#121: Jack and Jill
Release Date: November 11th, 2011
Format: Streaming (Tubi)
Written by: Steve Koren and Adam Sandler
Directed by: Dennis Dugan
1.5 Stars
I’ve heard David Spade say in interviews that during his time on SNL he was a nervous wreck, riddled with imposter syndrome. Meanwhile his castmate Adam Sandler, apparently, would tell people that after SNL he was going to be in Hollywood movies like Eddie Murphy. While Spade would hide himself in his office and labor over writing sketches, Sandler liked to hang out with castmates and make prank calls to local businesses.
For whatever reason, Adam Sandler seemed to have an innate confidence in himself and his ability to get his friends together and be funny. It’s been the central theme of his film career.
Is it a successful approach to filmmaking? Maybe. The guy is worth half a billion dollars and there are plenty of people that will say their favorite comedy is Billy Madison or Happy Gilmore or The Waterboy or The Wedding Singer.

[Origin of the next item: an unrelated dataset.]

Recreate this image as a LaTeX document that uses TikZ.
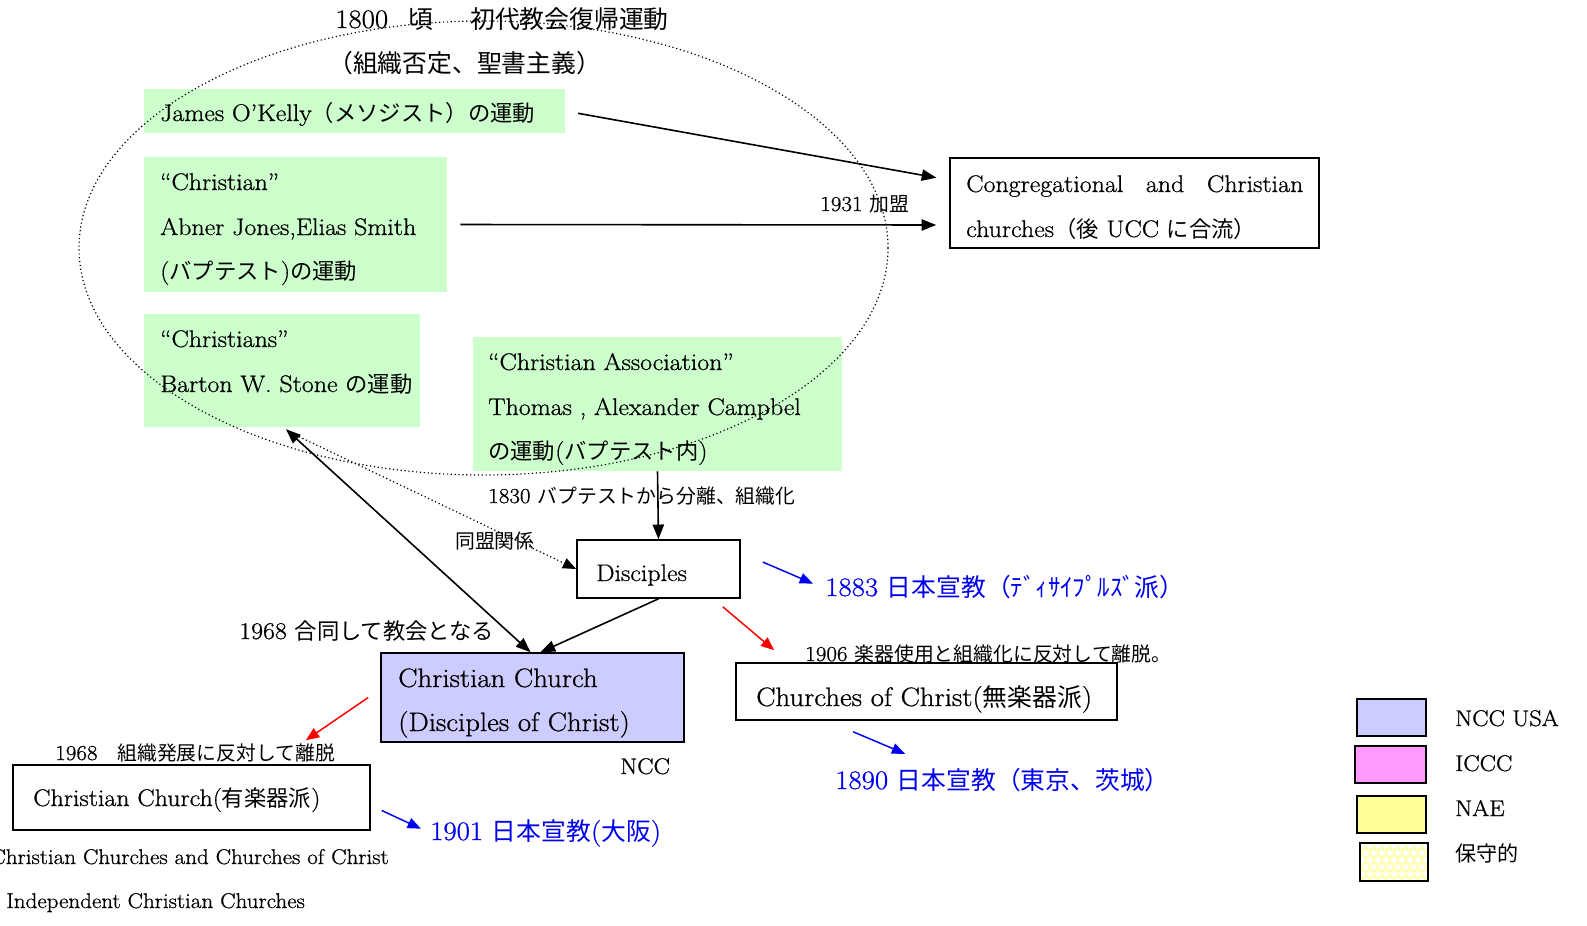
\documentclass[tikz,border=0pt]{standalone}
\usepackage{fontspec}
\setmainfont{Latin Modern Roman}[FakeStretch=1.08, FakeBold=0.8]
\newfontfamily\jpf[Scale=0.93]{Noto Sans CJK JP}
\newcommand{\J}[1]{{\jpf #1}}
\usetikzlibrary{arrows.meta,calc,fit}
\definecolor{grn}{HTML}{CCFFCC}
\definecolor{ncccol}{HTML}{CCCCFF}
\definecolor{iccccol}{HTML}{FF99FF}
\definecolor{naecol}{HTML}{FFFF99}
\definecolor{consv}{HTML}{FFFFB0}
\definecolor{blu}{HTML}{0000F0}
\definecolor{rd}{HTML}{FF0000}
\tikzset{
  gbox/.style={fill=grn, draw=none, inner sep=0pt},
  bbox/.style={draw=black, line width=1.2pt, inner sep=0pt},
  fs/.style={font=\fontsize{#1}{#1}\selectfont},
  txt/.style={anchor=base west, inner sep=0pt, fs=18},
  small/.style={anchor=base west, inner sep=0pt, fs=16},
  big/.style={anchor=base west, inner sep=0pt, fs=20},
  bluetxt/.style={anchor=base west, inner sep=0pt, fs=20, text=blu},
  blk/.style={line width=1.2pt, -{Triangle[length=11pt,width=8.5pt]}},
  dbl/.style={line width=1.2pt, {Triangle[length=11pt,width=8.5pt]}-{Triangle[length=11pt,width=8.5pt]}},
  bluarr/.style={line width=1.1pt, draw=blu, -{Triangle[length=10pt,width=8pt]}},
  redarr/.style={line width=1.1pt, draw=rd, -{Triangle[length=10pt,width=8pt]}},
}
\begin{document}
\begin{tikzpicture}[x=0.75pt,y=-0.75pt]
\useasboundingbox (0,0) rectangle (1587,925);
\fill[white] (0,0) rectangle (1587,925);
% green boxes
\node[gbox, fit={(144,89) (565,133)}] (b1) {};
\node[gbox, fit={(144,157) (447,292)}] (b2) {};
\node[gbox, fit={(144,314) (420,427)}] (b3) {};
\node[gbox, fit={(473,337) (842,471)}] (b4) {};
% ellipse
\draw[dotted, line width=0.9pt] (483.5,248) ellipse [x radius=404.5, y radius=227];
% title
\node[big] (t1) at (335,28) {1800\hspace{0.75em}\J{頃}\hspace{1.4em}\J{初代教会復帰運動}};
\node[big] (t2) at (328,72) {\J{（組織否定、聖書主義）}};
% green texts
\node[txt] (b1t) at (160,121) {James O\symbol{"27}Kelly\J{（メソジスト）の運動}};
\node[txt] (b2t1) at (160,190) {“Christian”};
\node[txt] (b2t2) at (160,235) {Abner Jones,Elias Smith};
\node[txt] (b2t3) at (160,279) {(\J{バプテスト})\J{の運動}};
\node[txt] (b3t1) at (160,347) {“Christians”};
\node[txt] (b3t2) at (160,392) {Barton W. Stone \J{の運動}};
\node[txt] (b4t1) at (488,370) {“Christian Association”};
\node[txt] (b4t2) at (488,415) {Thomas , Alexander Campbel};
\node[txt] (b4t3) at (488,459) {\J{の運動}(\J{バプテスト内})};
% congregational box
\node[bbox, fit={(950,158) (1319,248)}] (cong) {};
\node[txt] (congt1) at (966,192) {\hbox to 252.75pt{Congregational\hfill and\hfill Christian}};
\node[txt] (congt2) at (966,237) {churches\J{（後} UCC \J{に合流）}};
% disciples
\node[bbox, fit={(577,540) (740,598)}] (disc) {};
\node[txt] (disct) at (596,581) {Disciples};
% Christian Church (Disciples of Christ)
\node[bbox, fill=ncccol, fit={(381,653) (684,742)}] (cc) {};
\node[big] (cct1) at (398,687) {Christian Church};
\node[big] (cct2) at (398,731) {(Disciples of Christ)};
\node[anchor=base west, inner sep=0pt, fs=17] (ncc) at (620,774) {NCC};
% Christian Church (instrumental)
\node[bbox, fit={(13,765) (370,830)}] (chbox) {};
\node[anchor=base west, inner sep=0pt, fs=18] (chboxt) at (33,806) {Christian Church(\J{有楽器派})};
% Churches of Christ
\node[bbox, fit={(736,663) (1117,720)}] (coc) {};
\node[big] (coct) at (756,706) {Churches of Christ(\J{無楽器派})};
% labels
\node[small] (l1931) at (820,211) {1931 \J{加盟}};
\node[small] (l1830) at (488,503) {1830 \J{バプテストから分離、組織化}};
\node[small] (ldomei) at (455,548) {\J{同盟関係}};
\node[txt] (l1968a) at (239,639) {1968 \J{合同して教会となる}};
\node[small] (l1968b) at (55,760) {1968\J{　組織発展に反対して離脱}};
\node[small] (l1906) at (805,661) {1906 \J{楽器使用と組織化に反対して離脱。}};
% blue texts
\node[bluetxt] (t1883) at (825,596) {1883 \J{日本宣教（ﾃﾞｨｻｲﾌﾟﾙｽﾞ派）}};
\node[bluetxt] (t1890) at (835,789) {1890 \J{日本宣教（東京、茨城）}};
\node[bluetxt] (t1901) at (430,840) {1901 \J{日本宣教}(\J{大阪})};
% bottom texts
\node[anchor=base east, inner sep=0pt, fs=16] (ccc) at (389,864) {Christian Churches and Churches of Christ};
\node[anchor=base west, inner sep=0pt, fs=16] (icc) at (6,908) {Independent Christian Churches};
% arrows
\draw[blk, shorten <=9.75pt, shorten >=9.75pt] (b1.east) -- ($(cong.west)+(0,-23)$);
\draw[blk, shorten <=9.75pt, shorten >=9.75pt] (b2.east) -- ($(cong.west)+(0,22)$);
\draw[blk] (b4.south) -- (disc.north);
\draw[dbl] ($(b3.south)+(4,2)$) -- ($(cc.north)+(-2,0)$);
\draw[blk] (disc.south) -- ($(cc.north)+(8,0)$);
\draw[dotted, line width=0.9pt, -{Triangle[length=10pt,width=8pt]}] ($(b3.south)+(10,6)$) -- (disc.west);
\draw[redarr] ($(cc.west)+(-12,0)$) -- ($(chbox.north east)+(-65,-24)$);
\draw[bluarr, shorten >=7.5pt] ($(chbox.east)+(11,13)$) -- (t1901.west);
\draw[bluarr] ($(disc.east)+(22,-7)$) -- ($(t1883.west)+(-12,-3)$);
\draw[redarr] ($(disc.south east)+(-18,8)$) -- ($(coc.north west)+(39,-12)$);
\draw[bluarr] ($(coc.south west)+(118,11)$) -- ($(coc.south west)+(170,33)$);
% legend
\node[bbox, fill=ncccol, fit={(1357,699) (1426,736)}] (lg1) {};
\node[bbox, fill=iccccol, fit={(1355,746) (1426,783)}] (lg2) {};
\node[bbox, fill=naecol, fit={(1357,796) (1426,833)}] (lg3) {};
\begin{scope}
\clip (1360,843) rectangle (1428,881);
\fill[consv] (1360,843) rectangle (1428,881);
\foreach \i in {0,...,9} {
  \foreach \j in {0,...,5} {
    \fill[white] ({1362+\i*8+mod(\j,2)*4},{846+\j*7}) circle (3);
  }
}
\end{scope}
\node[bbox, fit={(1360,843) (1428,881)}] (lg4) {};
\node[anchor=base west, inner sep=0pt, fs=17] (lgt1) at (1455,726) {NCC USA};
\node[anchor=base west, inner sep=0pt, fs=17] (lgt2) at (1455,771) {ICCC};
\node[anchor=base west, inner sep=0pt, fs=17] (lgt3) at (1455,816) {NAE};
\node[anchor=base west, inner sep=0pt, fs=17] (lgt4) at (1455,861) {\J{保守的}};
\end{tikzpicture}
\end{document}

But what do we make of Sandler’s later-stage theatrical comedy career? Whether the quality slipped (it was never great to begin with) or his target audience simply grew up, Gen X and older Millennials witnessed first-hand how his films devolved from stuff like Mr. Deeds, to stuff like Click, to stuff like Jack and Jill.
Sure, Sandler is having fun making them, but they aren’t…good. I know they’re comedies, but they just aren’t serious movies.
The bits in Jack and Jill are lazy and inconsistent. The tone shifts wildly from trademark violent Sandlerian slapstick to schmaltz to implausible visual gags. The characters aren’t believable, and their actions don’t make sense. There are garish, extended product placements throughout the movie, from Sony to Royal Caribbean to Dunkin’ Donuts.
But the confidence Sandler has that his audience will like it anyway is unshakeable, for better or worse.
It doesn’t help him with Jack and Jill. The movie just throws stuff at the screen. Some of it works, most of it doesn’t. It gets pretty tiring by the final act, but I can’t say it’s worthless. Any movie that gets Al Pacino - yes, the real Al Pacino - to rap and dance in a fictional Dunkin’ Donuts commercial for their new Dunkuccino has something going for it. You also get a smorgasbord of cameos from whoever Sandler thought would be fun to hang out with in 2011, from A-listers like Johnny Depp, to old SNL friends like Norm and Spade and Carvey, to random celebrities like Shaquille O’Neal and Kaitlyn Jenner and Jared Fogel (yikes).
I’m sure everybody had a blast making it. Watching it is a different story.